One hundred seventy years later. The Irish are assimilated. Admired. Respected. They have succeeded in every area of society. Thirty two million strong. Ten percent of the population.

Today, St. Patrick’s Day. Everyone celebrates. Everyone Irish.

The world knows St. Patrick’s story. Not all, however. I share with you an episode not well known.

St. Patrick was a child of the Fifth Century. He died this date in 461 A.D.

He had returned to Ireland. A bishop, he did all the things history attributes to him. His aim to Christianize the pagan Irish.

He was successful. Success brought with it many who were jealous of the elevated position he had achieved in Irish society. His own fellow Christians.

Women were attracted to him. He Christianized many. Some were wives of kings and others of influence. A number of the ladies left their husbands to enter the nunnery. Such not appreciated by the husbands.

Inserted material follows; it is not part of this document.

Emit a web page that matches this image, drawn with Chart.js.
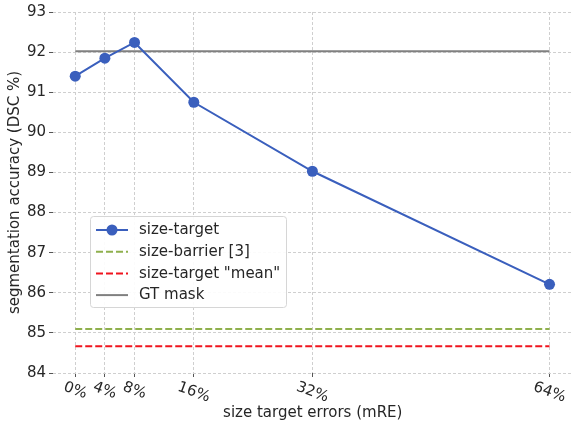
<!DOCTYPE html>
<html>
<head>
<meta charset="utf-8">
<script src="https://cdn.jsdelivr.net/npm/chart.js@4.4.1/dist/chart.umd.min.js"></script>
<style>
  html, body { margin: 0; padding: 0; background: #ffffff; overflow: hidden; }
  /* the plot frame runs a few pixels past the right edge of the window */
  #wrap { width: 578px; height: 423px; position: relative; }
</style>
</head>
<body>
<div id="wrap"><canvas id="c"></canvas></div>
<script>
// Size-target error levels (percent mRE) and accuracies (DSC %)
const errorLevels = [0, 4, 8, 16, 32, 64];
const errorTickLabels = ['0%', '4%', '8%', '16%', '32%', '64%'];
const sizeTargetDSC = [91.40, 91.85, 92.24, 90.75, 89.03, 86.21];

// Constant baselines spanning the error range
const sizeBarrierDSC = 85.10;
const sizeTargetMeanDSC = 84.67;
const gtMaskDSC = 92.02;

const yTicks = [84, 85, 86, 87, 88, 89, 90, 91, 92, 93];

const FONT = "'DejaVu Sans', sans-serif";
const FS = 15;
const TEXT = '#262626';

const span = v => [{ x: errorLevels[0], y: v }, { x: errorLevels[errorLevels.length - 1], y: v }];

// Rotated percentage labels under the x axis
const xLabelPlugin = {
  id: 'xLabels',
  afterDraw(chart) {
    const ctx = chart.ctx;
    const xs = chart.scales.x;
    const top = chart.chartArea.bottom + 7;
    const ang = 20 * Math.PI / 180;
    ctx.save();
    ctx.font = FS + 'px ' + FONT;
    ctx.fillStyle = TEXT;
    ctx.textAlign = 'center';
    ctx.textBaseline = 'middle';
    errorLevels.forEach((v, i) => {
      const txt = errorTickLabels[i];
      const w = ctx.measureText(txt).width;
      const h = FS * 0.95;
      const bh = w * Math.sin(ang) + h * Math.cos(ang);
      const cx = xs.getPixelForValue(v);
      const cy = top + bh / 2;
      ctx.save();
      ctx.translate(cx, cy);
      ctx.rotate(ang);
      ctx.fillText(txt, 0, 0);
      ctx.restore();
    });
    ctx.restore();
  }
};

// Boxed legend inside the plot area
const boxLegendPlugin = {
  id: 'boxLegend',
  afterDraw(chart) {
    const ctx = chart.ctx;
    const x0 = 90, y0 = 216, w = 196, h = 91;
    const rowH = 21.7;
    ctx.save();
    ctx.beginPath();
    ctx.roundRect(x0 + 0.5, y0 + 0.5, w, h, 3);
    ctx.fillStyle = 'rgba(255,255,255,0.9)';
    ctx.fill();
    ctx.strokeStyle = '#d6d6d6';
    ctx.lineWidth = 1;
    ctx.stroke();
    ctx.font = FS + 'px ' + FONT;
    ctx.textBaseline = 'middle';
    ctx.textAlign = 'left';
    chart.data.datasets.forEach((ds, i) => {
      const cy = y0 + 14 + i * rowH;
      ctx.save();
      ctx.strokeStyle = ds.borderColor;
      ctx.lineWidth = ds.borderWidth;
      ctx.setLineDash(ds.borderDash || []);
      ctx.beginPath();
      ctx.moveTo(96, cy);
      ctx.lineTo(128, cy);
      ctx.stroke();
      ctx.restore();
      if (ds.pointRadius > 0) {
        ctx.beginPath();
        ctx.arc(112, cy, ds.pointRadius, 0, Math.PI * 2);
        ctx.fillStyle = ds.pointBackgroundColor;
        ctx.fill();
      }
      ctx.fillStyle = TEXT;
      ctx.fillText(ds.label, 139, cy + 0.5);
    });
    ctx.restore();
  }
};

new Chart(document.getElementById('c'), {
  type: 'line',
  data: {
    datasets: [
      {
        label: 'size-target',
        data: errorLevels.map((x, i) => ({ x, y: sizeTargetDSC[i] })),
        borderColor: '#3a5fbd',
        backgroundColor: '#3a5fbd',
        pointBackgroundColor: '#3a5fbd',
        pointBorderColor: '#3a5fbd',
        borderWidth: 2,
        pointRadius: 5.5,
        pointBorderWidth: 0,
        tension: 0
      },
      {
        label: 'size-barrier [3]',
        data: span(sizeBarrierDSC),
        borderColor: '#8fb04d',
        borderWidth: 2,
        borderDash: [7, 3],
        pointRadius: 0
      },
      {
        label: 'size-target "mean"',
        data: span(sizeTargetMeanDSC),
        borderColor: '#f0141e',
        borderWidth: 2,
        borderDash: [7, 3],
        pointRadius: 0
      },
      {
        label: 'GT mask',
        data: span(gtMaskDSC),
        borderColor: '#808080',
        borderWidth: 2,
        pointRadius: 0
      }
    ]
  },
  options: {
    responsive: true,
    maintainAspectRatio: false,
    animation: false,
    layout: { padding: { top: 10, right: 0, left: 0, bottom: 0 } },
    plugins: { legend: { display: false }, tooltip: { enabled: false } },
    scales: {
      x: {
        type: 'linear',
        min: -3,
        max: 67.1,
        afterBuildTicks: s => { s.ticks = errorLevels.map(v => ({ value: v })); },
        afterFit: s => { s.height = 50; },
        ticks: { display: false },
        grid: {
          color: '#cfcfcf',
          lineWidth: 1,
          tickLength: 4,
          tickColor: '#555555',
          tickBorderDash: []
        },
        border: { display: false, dash: [3, 2] },
        title: {
          display: true,
          text: 'size target errors (mRE)',
          font: { family: FONT, size: FS },
          color: TEXT,
          padding: { top: 0, bottom: 1 }
        }
      },
      y: {
        min: 84,
        max: 93,
        afterBuildTicks: s => { s.ticks = yTicks.map(v => ({ value: v })); },
        afterFit: s => { s.width = 53; },
        ticks: {
          font: { family: FONT, size: FS },
          color: TEXT,
          padding: 3
        },
        grid: {
          color: '#cfcfcf',
          lineWidth: 1,
          tickLength: 4,
          tickColor: '#555555',
          tickBorderDash: []
        },
        border: { display: false, dash: [3, 2] },
        title: {
          display: true,
          text: 'segmentation accuracy (DSC %)',
          font: { family: FONT, size: FS },
          color: TEXT,
          padding: { top: 6, bottom: 0 }
        }
      }
    }
  },
  plugins: [xLabelPlugin, boxLegendPlugin]
});
</script>
</body>
</html>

Wealthy women gave him expensive gifts.

He baptized many. In the thousands. Charged a fee to perform the baptisms. Similarly for ordinations. Many became priests. He charged for the ordination of each.

St. Patrick ingratiated himself with kings and judges. A gift here, a gift there.

Sounds like a religious politico. The Christians who forced his trial thought so. They also believed he sought his bishopric with personal gain in mind.

The decision of the trial not specifically known. History rarely recorded in those days. However, St. Patrick himself in Declaration or Confessio spelled out what was required to be done by him to satisfy those against him.

St. Patrick agreed to return gifts which wealthy women had given him, stop accepting payment for baptisms, stop accepting payment for ordinations, and stop giving gifts to kings and judges.

He did. Then returned to his calling Christianizing the Irish.

Enjoy your day! Drink not too much green beer!